With Peter Dimov's help I've resolved my earlier problems packaging
Boost for Fedora.
Now my problem is that the generated .cmake files contain the full
--prefix path, which is not what I want because that's just a staging
area, not the final resting place for the files (think DESTDIR in an
autotools build).
I see lines like this in each of the installed .cmake files:
/builddir/build/BUILDROOT/boost-1.73.0-0.1.fc33.x86_64/usr/lib64/openmpi/lib/cmake/boost_python-1.73.0/boost_python-config.cmake:if(EXISTS
"/builddir/build/BUILDROOT/boost-1.73.0-0.1.fc33.x86_64/usr/lib64/openmpi/lib/cmake")

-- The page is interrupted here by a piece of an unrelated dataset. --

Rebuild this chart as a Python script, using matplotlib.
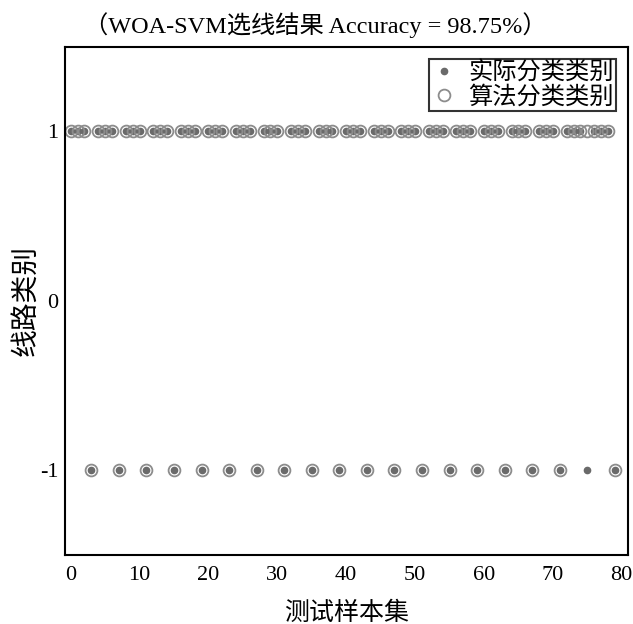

/builddir/build/BUILDROOT/boost-1.73.0-0.1.fc33.x86_64/usr/lib64/openmpi/lib/cmake/boost_python-1.73.0/boost_python-config.cmake:
get_filename_component(_BOOST_CMAKEDIR_ORIGINAL
"/builddir/build/BUILDROOT/boost-1.73.0-0.1.fc33.x86_64/usr/lib64/openmpi/lib/cmake"
REALPATH)
/builddir/build/BUILDROOT/boost-1.73.0-0.1.fc33.x86_64/usr/lib64/openmpi/lib/cmake/boost_python-1.73.0/boost_python-config.cmake:
set(_BOOST_CMAKEDIR
"/builddir/build/BUILDROOT/boost-1.73.0-0.1.fc33.x86_64/usr/lib64/openmpi/lib/cmake")

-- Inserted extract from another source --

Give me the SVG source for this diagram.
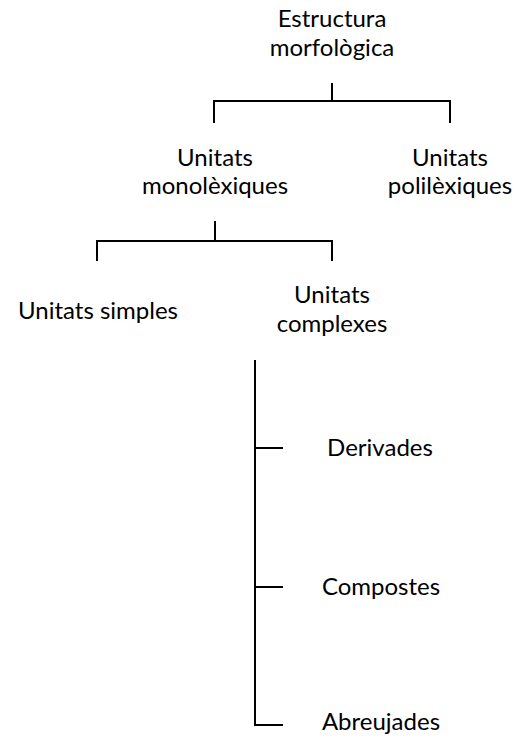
<svg xmlns="http://www.w3.org/2000/svg" width="516" height="739" viewBox="0 0 516 739">
  <style>
    text { font-family: Lato, "Open Sans", "Liberation Sans", sans-serif; font-size: 24px; fill: #000; text-anchor: middle; }
    .ln { stroke: #000; stroke-width: 2; fill: none; }
  </style>
  <rect width="516" height="739" fill="#fff"/>
  <g id="connectors">
    <path class="ln" d="M332 83 V101 M214 123 V101 H450 V123"/>
    <path class="ln" d="M215 221 V241 M97 261 V241 H332 V261"/>
    <path class="ln" d="M255 360 V725 H283 M255 448 H283 M255 587 H283"/>
  </g>
  <g id="estructura"><text x="332" y="27">Estructura</text><text x="332" y="56">morfològica</text></g>
  <g id="monolexiques"><text x="215" y="166">Unitats</text><text x="215" y="194">monolèxiques</text></g>
  <g id="polilexiques"><text x="450" y="166">Unitats</text><text x="450" y="194">polilèxiques</text></g>
  <g id="simples"><text x="98" y="319">Unitats simples</text></g>
  <g id="complexes"><text x="332" y="303">Unitats</text><text x="332" y="332">complexes</text></g>
  <g id="derivades"><text x="380" y="456">Derivades</text></g>
  <g id="compostes"><text x="381" y="595">Compostes</text></g>
  <g id="abreujades"><text x="381" y="730">Abreujades</text></g>
</svg>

These files won't work after everything gets moved from the staging
area $RPM_BUILD_ROOT/usr/... to the final lcoation on a user's
machine, under /usr/...
I can just use sed to alter them, but surely there's way to set the
desired prefix?
I'm trying:
./bootstrap.sh --with-toolset=gcc --with-icu --prefix=/usr
./b2 -d+2 -q -j 4 \
--without-mpi --without-graph_parallel --build-dir=serial \
--prefix=/usr --libdir=/usr/lib64 \
variant=release threading=multi debug-symbols=on pch=off \
python=3.8 \
stage
...
./b2 -d+2 -q -j 4 \
--without-mpi --without-graph_parallel --build-dir=serial \
--prefix=$RPM_BUILD_ROOT/usr \
--libdir=$RPM_BUILD_ROOT/usr/lib64 \
variant=release threading=multi debug-symbols=on pch=off \
python=%{python3_version} \
install
And this produces the .cmake files with the unwanted
$RPM_BUILD_ROOT/usr prefixes.
I originally didn't have the --prefix and --libdir options on the
bootstrap.sh command and the 'b2 .. . stage' command, but it doesn't
seem to matter whether they're there or not.
Is there some way to control the prefix that ends up in those .cmake files?